Source data -
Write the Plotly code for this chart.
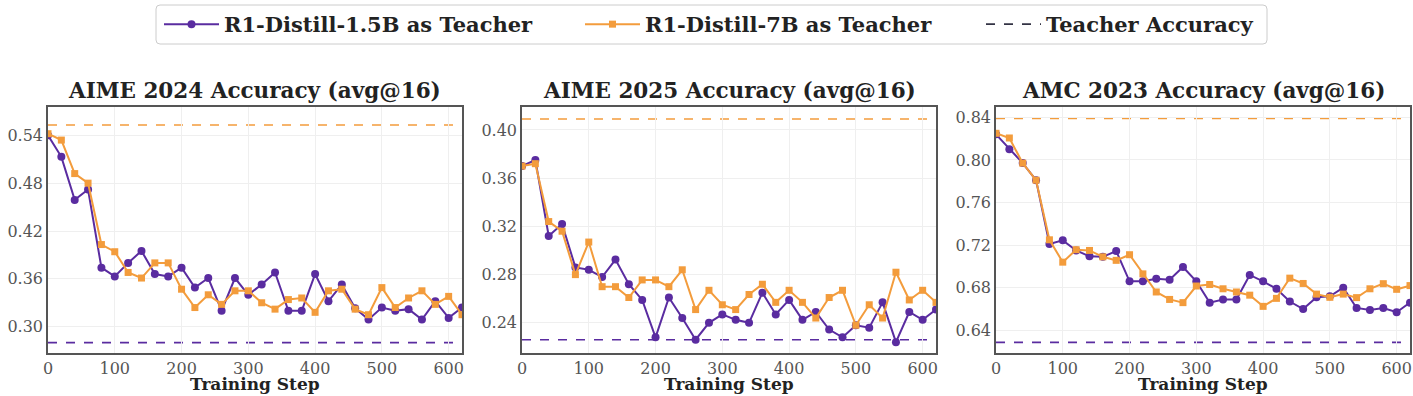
import plotly.graph_objects as go

steps = list(range(0, 621, 20))

titles = ["AIME 2024 Accuracy (avg@16)", "AIME 2025 Accuracy (avg@16)", "AMC 2023 Accuracy (avg@16)"]
series_names = ["R1-Distill-1.5B as Teacher", "R1-Distill-7B as Teacher", "Teacher Accuracy"]

aime24_15b = [0.540, 0.513, 0.459, 0.472, 0.374, 0.363, 0.380, 0.395, 0.366, 0.363, 0.374, 0.349,
              0.361, 0.320, 0.361, 0.340, 0.353, 0.368, 0.320, 0.320, 0.366, 0.332, 0.353, 0.323,
              0.309, 0.324, 0.320, 0.322, 0.309, 0.332, 0.311, 0.324]
aime24_7b = [0.542, 0.534, 0.492, 0.480, 0.403, 0.394, 0.368, 0.361, 0.380, 0.380, 0.347, 0.324,
             0.340, 0.328, 0.345, 0.345, 0.330, 0.322, 0.334, 0.336, 0.318, 0.345, 0.347, 0.322,
             0.315, 0.349, 0.324, 0.336, 0.345, 0.328, 0.338, 0.315]

aime25_15b = [0.370, 0.375, 0.312, 0.322, 0.286, 0.284, 0.278, 0.2925, 0.272, 0.259, 0.228, 0.261,
              0.244, 0.226, 0.240, 0.247, 0.2425, 0.240, 0.265, 0.247, 0.259, 0.2425, 0.249, 0.2345,
              0.228, 0.238, 0.236, 0.257, 0.224, 0.249, 0.2425, 0.251]
aime25_7b = [0.370, 0.372, 0.324, 0.316, 0.280, 0.307, 0.270, 0.270, 0.261, 0.2756, 0.2756, 0.270,
             0.284, 0.251, 0.267, 0.255, 0.251, 0.2635, 0.272, 0.257, 0.267, 0.257, 0.244, 0.261,
             0.267, 0.238, 0.255, 0.244, 0.282, 0.259, 0.267, 0.257]

amc23_15b = [0.824, 0.810, 0.797, 0.781, 0.721, 0.7245, 0.715, 0.7095, 0.709, 0.7145, 0.686, 0.686,
             0.6885, 0.6875, 0.6995, 0.686, 0.666, 0.669, 0.669, 0.692, 0.686, 0.679, 0.667, 0.660,
             0.671, 0.672, 0.680, 0.661, 0.659, 0.661, 0.657, 0.666]
amc23_7b = [0.825, 0.8206, 0.797, 0.781, 0.725, 0.704, 0.7157, 0.715, 0.709, 0.7057, 0.711, 0.693,
            0.676, 0.669, 0.666, 0.6816, 0.683, 0.679, 0.676, 0.673, 0.6625, 0.670, 0.689, 0.684,
            0.674, 0.671, 0.674, 0.6707, 0.679, 0.6838, 0.6785, 0.682]

teacher_15b = [0.280, 0.226, 0.6287]
teacher_7b = [0.553, 0.409, 0.839]

y_ranges = [[0.267, 0.5755], [0.215, 0.419], [0.6187, 0.8497]]
y_ticks = [[0.30, 0.36, 0.42, 0.48, 0.54], [0.24, 0.28, 0.32, 0.36, 0.40],
           [0.64, 0.68, 0.72, 0.76, 0.80, 0.84]]
x_ticks = [0, 100, 200, 300, 400, 500, 600]

data_15b = [aime24_15b, aime25_15b, amc23_15b]
data_7b = [aime24_7b, aime25_7b, amc23_7b]

PURPLE = "#5a2ca0"
ORANGE = "#f39c3c"
FONT = "DejaVu Serif"

W, H = 1413, 396
x_px = [(48, 462), (522, 936), (996, 1410)]
y_top, y_bot = 107, 353
legend_text_px = [226, 647, 1048]
ITEMW = 55
TEXT_OFF = 52 + (ITEMW - 40)

fig = go.Figure()
annotations = []
shapes = []

for i in range(3):
    xa = "x" if i == 0 else f"x{i+1}"
    ya = "y" if i == 0 else f"y{i+1}"
    fig.add_trace(go.Scatter(x=steps, y=data_15b[i], mode="lines+markers", name=f"<b>{series_names[0]}</b>",
                             line=dict(color=PURPLE, width=2),
                             marker=dict(symbol="circle", size=8, color=PURPLE),
                             xaxis=xa, yaxis=ya, showlegend=(i == 0), legend="legend"))
    fig.add_trace(go.Scatter(x=steps, y=data_7b[i], mode="lines+markers", name=f"<b>{series_names[1]}</b>",
                             line=dict(color=ORANGE, width=2),
                             marker=dict(symbol="square", size=7, color=ORANGE),
                             xaxis=xa, yaxis=ya, showlegend=(i == 0), legend="legend2"))
    for val, col in [(teacher_15b[i], PURPLE), (teacher_7b[i], ORANGE)]:
        shapes.append(dict(type="line", xref=f"{xa} domain", yref=ya, x0=0, x1=1, y0=val, y1=val,
                           line=dict(color=col, width=1.6, dash="dash"), layer="below"))
    d = dict(domain=[x_px[i][0] / W, x_px[i][1] / W], range=[0, 620], tickvals=x_ticks,
             showgrid=True, gridcolor="#efefef", gridwidth=1, zeroline=False,
             showline=True, linecolor="#555555", linewidth=1.5, mirror=True,
             ticks="", tickfont=dict(family=FONT, size=16, color="#555555"),
             anchor=ya, automargin=False)
    fig.layout[("xaxis" if i == 0 else f"xaxis{i+1}")] = d
    yd = dict(domain=[1 - y_bot / H, 1 - y_top / H], range=y_ranges[i], tickvals=y_ticks[i],
              tickformat=".2f", showgrid=True, gridcolor="#efefef", gridwidth=1, zeroline=False,
              showline=True, linecolor="#555555", linewidth=1.5, mirror=True,
              ticks="", tickfont=dict(family=FONT, size=16, color="#555555"),
              anchor=xa, automargin=False)
    fig.layout[("yaxis" if i == 0 else f"yaxis{i+1}")] = yd
    cx = (x_px[i][0] + x_px[i][1]) / 2 / W
    annotations.append(dict(text=f"<b>{titles[i]}</b>", x=cx, y=1 - 90 / H, xref="paper", yref="paper",
                            xanchor="center", yanchor="middle", showarrow=False,
                            font=dict(family=FONT, size=21.5, color="#222222")))
    annotations.append(dict(text="<b>Training Step</b>", x=cx, y=0, xref="paper", yref="paper",
                            xanchor="center", yanchor="bottom", showarrow=False,
                            font=dict(family=FONT, size=17, color="#222222")))

fig.add_trace(go.Scatter(x=[None], y=[None], mode="lines", name=f"<b>{series_names[2]}</b>",
                         line=dict(color="#333344", width=1.6, dash="dash"), legend="legend3"))

# legend frame with rounded corners (paper coordinates)
bx0, bx1, by0, by1, r = 156 / W, 1267 / W, 1 - 44 / H, 1 - 5 / H, 4
rx, ry = r / W, r / H
frame = (f"M {bx0 + rx},{by1} L {bx1 - rx},{by1} Q {bx1},{by1} {bx1},{by1 - ry} "
         f"L {bx1},{by0 + ry} Q {bx1},{by0} {bx1 - rx},{by0} L {bx0 + rx},{by0} "
         f"Q {bx0},{by0} {bx0},{by0 + ry} L {bx0},{by1 - ry} Q {bx0},{by1} {bx0 + rx},{by1} Z")
shapes.append(dict(type="path", xref="paper", yref="paper", path=frame,
                   line=dict(color="#cccccc", width=1), fillcolor="rgba(0,0,0,0)"))


def leg(px):
    return dict(orientation="h", x=(px - TEXT_OFF) / W, y=1 - 24.5 / H, xanchor="left", yanchor="middle",
                borderwidth=0, bgcolor="rgba(0,0,0,0)",
                font=dict(family=FONT, size=21, color="#222222"), itemwidth=ITEMW)


fig.update_layout(
    width=W, height=H, margin=dict(l=0, r=0, t=0, b=0),
    paper_bgcolor="white", plot_bgcolor="white",
    annotations=annotations, shapes=shapes,
    legend=leg(legend_text_px[0]), legend2=leg(legend_text_px[1]), legend3=leg(legend_text_px[2]),
    font=dict(family=FONT),
    showlegend=True,
)

fig.write_html("out.html", config={"displayModeBar": False},
               post_script="document.body.style.margin='0';document.body.style.overflow='hidden';")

Aim - Write out exactly the lines between the start of the data and the line with "data_7b = [aime24_7b, aime25_7b, amc23_7b]", including both, but none of the pictures.

Complete response -
Write the Plotly code for this chart.
import plotly.graph_objects as go

steps = list(range(0, 621, 20))

titles = ["AIME 2024 Accuracy (avg@16)", "AIME 2025 Accuracy (avg@16)", "AMC 2023 Accuracy (avg@16)"]
series_names = ["R1-Distill-1.5B as Teacher", "R1-Distill-7B as Teacher", "Teacher Accuracy"]

aime24_15b = [0.540, 0.513, 0.459, 0.472, 0.374, 0.363, 0.380, 0.395, 0.366, 0.363, 0.374, 0.349,
              0.361, 0.320, 0.361, 0.340, 0.353, 0.368, 0.320, 0.320, 0.366, 0.332, 0.353, 0.323,
              0.309, 0.324, 0.320, 0.322, 0.309, 0.332, 0.311, 0.324]
aime24_7b = [0.542, 0.534, 0.492, 0.480, 0.403, 0.394, 0.368, 0.361, 0.380, 0.380, 0.347, 0.324,
             0.340, 0.328, 0.345, 0.345, 0.330, 0.322, 0.334, 0.336, 0.318, 0.345, 0.347, 0.322,
             0.315, 0.349, 0.324, 0.336, 0.345, 0.328, 0.338, 0.315]

aime25_15b = [0.370, 0.375, 0.312, 0.322, 0.286, 0.284, 0.278, 0.2925, 0.272, 0.259, 0.228, 0.261,
              0.244, 0.226, 0.240, 0.247, 0.2425, 0.240, 0.265, 0.247, 0.259, 0.2425, 0.249, 0.2345,
              0.228, 0.238, 0.236, 0.257, 0.224, 0.249, 0.2425, 0.251]
aime25_7b = [0.370, 0.372, 0.324, 0.316, 0.280, 0.307, 0.270, 0.270, 0.261, 0.2756, 0.2756, 0.270,
             0.284, 0.251, 0.267, 0.255, 0.251, 0.2635, 0.272, 0.257, 0.267, 0.257, 0.244, 0.261,
             0.267, 0.238, 0.255, 0.244, 0.282, 0.259, 0.267, 0.257]

amc23_15b = [0.824, 0.810, 0.797, 0.781, 0.721, 0.7245, 0.715, 0.7095, 0.709, 0.7145, 0.686, 0.686,
             0.6885, 0.6875, 0.6995, 0.686, 0.666, 0.669, 0.669, 0.692, 0.686, 0.679, 0.667, 0.660,
             0.671, 0.672, 0.680, 0.661, 0.659, 0.661, 0.657, 0.666]
amc23_7b = [0.825, 0.8206, 0.797, 0.781, 0.725, 0.704, 0.7157, 0.715, 0.709, 0.7057, 0.711, 0.693,
            0.676, 0.669, 0.666, 0.6816, 0.683, 0.679, 0.676, 0.673, 0.6625, 0.670, 0.689, 0.684,
            0.674, 0.671, 0.674, 0.6707, 0.679, 0.6838, 0.6785, 0.682]

teacher_15b = [0.280, 0.226, 0.6287]
teacher_7b = [0.553, 0.409, 0.839]

y_ranges = [[0.267, 0.5755], [0.215, 0.419], [0.6187, 0.8497]]
y_ticks = [[0.30, 0.36, 0.42, 0.48, 0.54], [0.24, 0.28, 0.32, 0.36, 0.40],
           [0.64, 0.68, 0.72, 0.76, 0.80, 0.84]]
x_ticks = [0, 100, 200, 300, 400, 500, 600]

data_15b = [aime24_15b, aime25_15b, amc23_15b]
data_7b = [aime24_7b, aime25_7b, amc23_7b]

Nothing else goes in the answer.